YouTube Link: https://youtu.be/rUD6lyPF2KU Catholic Link: https://growingfaith.co.za/catholic-link-2-august-2020/ Children’s Liturgy: Download here
ENTRANCE ANTIPHON O God, come to my assistance; O Lord, make haste to help me! You are my rescuer, my help; O Lord, do not delay.
FIRST READING: Isaiah 55:1-3.
RESPONSORIAL PSALM: Psalm 145.
RESPONSE: You open your hand, Lord, and you satisfy us.
The Lord is kind and full of compassion, slow to anger, abounding in mercy. How good is the Lord to all, compassionate to all his creatures. ℟
The eyes of all look to you, and you give them their food in due season. You open your hand and satisfy the desire of every living thing. ℟
The Lord is just in all his ways, and holy in all his deeds. The Lord is close to all who call him, who call on him in truth. ℟
SECOND READING: Romans 8:35, 37-39.
GOSPEL ACCLAMATION: Alleluia, alleluia! Man shall not live by bread alone, but by every word that proceeds from the mouth of God. Alleluia.
GOSPEL: Matthew 14:13-21.
SERMON : Fr James Ralston O.M.I
Sunday 18 A
The passage from the prophet Isaiah speaks of the generosity of God who offers drink without money and food without cost. To those who choose to listen there will be an abundance. The universal symbol of food and drink in abundance is linked deliberately to listening to God’s word, “Listen diligently to me, and eat what is good, and delight yourselves in rich food.” The one who provides a bountiful table is the one who speaks the words of life. In John’s Gospel this connection is fully developed in the great discourse on the bread of life that follows his account of Jesus’ the feeding in the desert.
Matthew’s Gospel account, from which we read earlier, is of the feeding of the five thousand.

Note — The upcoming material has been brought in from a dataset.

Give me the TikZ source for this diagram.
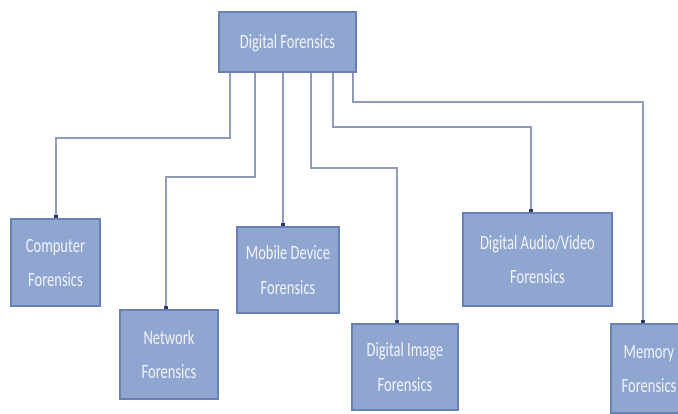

The crowd simply arrived; they had come for the healing of their sick, but had come without the usual preparation and so they find themselves ‘lacking food’, one of the categories that St. Paul in his letter to the Romans lists of the misfortunes that can attend to those who follow the Lord. The miracle reveals that nothing can come between us and the love of God in Christ Jesus our Lord. The crowd is fed generously, with more than they need, resulting in a large quantity of food remaining. (The twelve baskets’ full is symbolic of the large quantity.) The close of the Gospel passage is rather dismissive in some translations where it states, “to say nothing of the women and children.”

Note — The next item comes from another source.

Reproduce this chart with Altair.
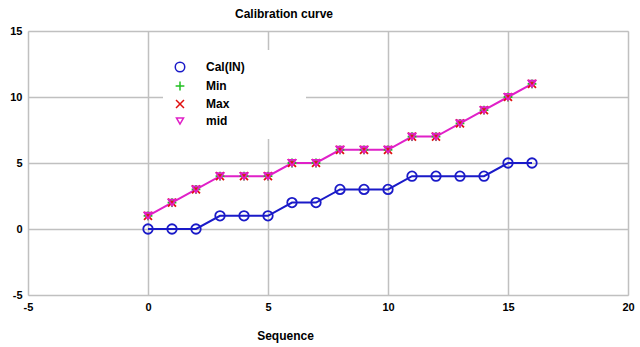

Actually a key in all of today’s readings could be said to be ‘nothing’, though not at all in the negative sense, but rather for the people of faith, a strong encouragement.
Isaiah’s fervent invitation is ‘come to the water’ and if you do come you do not need to bring anything. (Here one could say the saying that there is no such thing as a free lunch is overturned.) This is not just any water, this is the water of life and there is no charge, so you can come and bring absolutely nothing.

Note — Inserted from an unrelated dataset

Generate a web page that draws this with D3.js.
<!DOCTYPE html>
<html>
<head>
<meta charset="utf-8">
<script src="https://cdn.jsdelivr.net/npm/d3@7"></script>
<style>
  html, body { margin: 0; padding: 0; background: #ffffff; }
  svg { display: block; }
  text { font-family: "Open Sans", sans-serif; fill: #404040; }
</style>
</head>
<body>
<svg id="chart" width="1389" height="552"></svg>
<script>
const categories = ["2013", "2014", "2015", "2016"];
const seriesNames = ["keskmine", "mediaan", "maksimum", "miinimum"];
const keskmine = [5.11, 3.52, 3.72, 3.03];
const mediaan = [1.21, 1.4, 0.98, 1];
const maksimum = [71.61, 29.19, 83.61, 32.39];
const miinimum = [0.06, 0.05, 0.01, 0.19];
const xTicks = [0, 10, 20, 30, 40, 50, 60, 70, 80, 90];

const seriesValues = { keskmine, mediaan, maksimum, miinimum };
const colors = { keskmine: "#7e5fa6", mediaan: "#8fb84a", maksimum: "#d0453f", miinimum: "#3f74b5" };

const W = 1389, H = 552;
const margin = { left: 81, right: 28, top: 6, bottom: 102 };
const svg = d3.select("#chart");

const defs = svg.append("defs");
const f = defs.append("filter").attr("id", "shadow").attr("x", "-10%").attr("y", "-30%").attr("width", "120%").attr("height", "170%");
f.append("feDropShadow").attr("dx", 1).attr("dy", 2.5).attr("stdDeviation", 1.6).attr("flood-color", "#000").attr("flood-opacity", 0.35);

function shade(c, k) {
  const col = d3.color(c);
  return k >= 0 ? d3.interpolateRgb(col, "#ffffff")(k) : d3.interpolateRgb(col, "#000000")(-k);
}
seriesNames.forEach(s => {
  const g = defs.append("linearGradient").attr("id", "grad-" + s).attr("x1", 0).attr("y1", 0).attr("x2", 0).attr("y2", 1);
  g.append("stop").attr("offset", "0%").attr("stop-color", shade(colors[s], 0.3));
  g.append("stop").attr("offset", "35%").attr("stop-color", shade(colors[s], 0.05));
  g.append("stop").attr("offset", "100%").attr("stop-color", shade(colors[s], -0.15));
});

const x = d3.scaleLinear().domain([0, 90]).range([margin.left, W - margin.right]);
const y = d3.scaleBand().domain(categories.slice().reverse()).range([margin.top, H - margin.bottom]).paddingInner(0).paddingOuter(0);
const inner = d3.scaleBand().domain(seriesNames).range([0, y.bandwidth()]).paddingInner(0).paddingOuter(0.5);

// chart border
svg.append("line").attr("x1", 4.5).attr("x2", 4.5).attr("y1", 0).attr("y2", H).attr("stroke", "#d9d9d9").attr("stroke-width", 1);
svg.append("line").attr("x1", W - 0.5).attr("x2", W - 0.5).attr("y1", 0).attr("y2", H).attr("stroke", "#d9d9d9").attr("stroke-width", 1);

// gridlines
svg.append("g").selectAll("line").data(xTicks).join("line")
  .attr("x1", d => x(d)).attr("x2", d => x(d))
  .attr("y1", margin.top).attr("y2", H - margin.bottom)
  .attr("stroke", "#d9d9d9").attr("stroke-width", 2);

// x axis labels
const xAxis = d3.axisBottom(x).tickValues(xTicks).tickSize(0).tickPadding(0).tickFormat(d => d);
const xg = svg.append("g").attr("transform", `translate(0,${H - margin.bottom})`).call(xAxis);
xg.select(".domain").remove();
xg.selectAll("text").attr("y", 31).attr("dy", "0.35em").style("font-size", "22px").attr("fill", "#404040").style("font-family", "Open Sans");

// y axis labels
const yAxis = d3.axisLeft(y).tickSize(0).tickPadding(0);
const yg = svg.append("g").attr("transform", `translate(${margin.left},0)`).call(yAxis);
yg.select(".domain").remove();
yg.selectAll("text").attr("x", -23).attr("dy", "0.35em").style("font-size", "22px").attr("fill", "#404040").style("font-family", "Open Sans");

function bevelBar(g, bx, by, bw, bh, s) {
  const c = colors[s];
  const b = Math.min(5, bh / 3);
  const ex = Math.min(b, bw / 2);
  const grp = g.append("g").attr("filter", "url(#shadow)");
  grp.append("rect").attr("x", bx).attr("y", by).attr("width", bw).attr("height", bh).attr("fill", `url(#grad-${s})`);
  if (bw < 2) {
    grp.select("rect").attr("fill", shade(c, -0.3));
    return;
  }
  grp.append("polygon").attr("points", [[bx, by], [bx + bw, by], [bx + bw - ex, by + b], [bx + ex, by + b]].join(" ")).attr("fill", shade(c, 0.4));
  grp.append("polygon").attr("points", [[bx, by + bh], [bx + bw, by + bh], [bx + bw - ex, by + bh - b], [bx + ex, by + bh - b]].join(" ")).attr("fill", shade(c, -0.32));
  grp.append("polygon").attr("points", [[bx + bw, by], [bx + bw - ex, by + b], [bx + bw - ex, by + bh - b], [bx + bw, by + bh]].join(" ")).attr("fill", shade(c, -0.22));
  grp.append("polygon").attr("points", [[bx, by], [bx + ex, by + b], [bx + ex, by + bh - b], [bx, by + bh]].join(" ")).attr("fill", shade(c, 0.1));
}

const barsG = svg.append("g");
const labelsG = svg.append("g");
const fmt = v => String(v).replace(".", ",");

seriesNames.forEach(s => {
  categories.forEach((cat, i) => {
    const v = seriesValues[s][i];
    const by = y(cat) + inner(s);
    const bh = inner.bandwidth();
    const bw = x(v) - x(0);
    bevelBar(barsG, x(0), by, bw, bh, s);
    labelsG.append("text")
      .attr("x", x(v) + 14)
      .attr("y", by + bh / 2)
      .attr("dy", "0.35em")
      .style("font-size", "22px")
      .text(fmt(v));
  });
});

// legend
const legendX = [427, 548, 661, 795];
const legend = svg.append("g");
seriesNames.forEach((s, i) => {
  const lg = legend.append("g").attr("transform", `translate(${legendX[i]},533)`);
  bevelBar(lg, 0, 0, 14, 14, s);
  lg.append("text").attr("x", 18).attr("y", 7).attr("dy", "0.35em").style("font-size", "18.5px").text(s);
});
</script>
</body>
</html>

Jesus raises his eyes to heaven, takes the bread, says the blessing, breaks the bread and hands it out; the same fourfold sequence that happens every time the Eucharist is celebrated and God’s people are fed generously with the bread of life. Here Jesus presents food for nothing, totally without charge, but it comes out of nothing because Jesus had virtually nothing to start with, only five barley loaves and two small fish. With these he feeds 5,000 men, besides the women and children. The food is provided for nothing, from nothing.
While the section from the prophet Isaiah and the Gospel of Matthew point out the bounteousness of God, St. Paul’s Letter to the Romans reminds us, who are like the hungry crowd, that given this great gift, ‘nothing can come between us and the love of God.’, Paul using nothing in a different sense.
We have the great tradition of the reality of Christ’s presence in the Eucharist which St. Paul affirms as the ‘love of God made visible in Christ Jesus our Lord’, a truly magnificent gift.
The reason why the Gospel is Good News is simple:
Firstly; when we seek God we need to bring nothing but ourselves.
Secondly; what we receive we get for nothing.
Thirdly; nothing can separate us from the love of God.
COMMUNION ANTIPHON: You have given us, O Lord, bread from heaven, endowed with all delights and sweetness in every taste.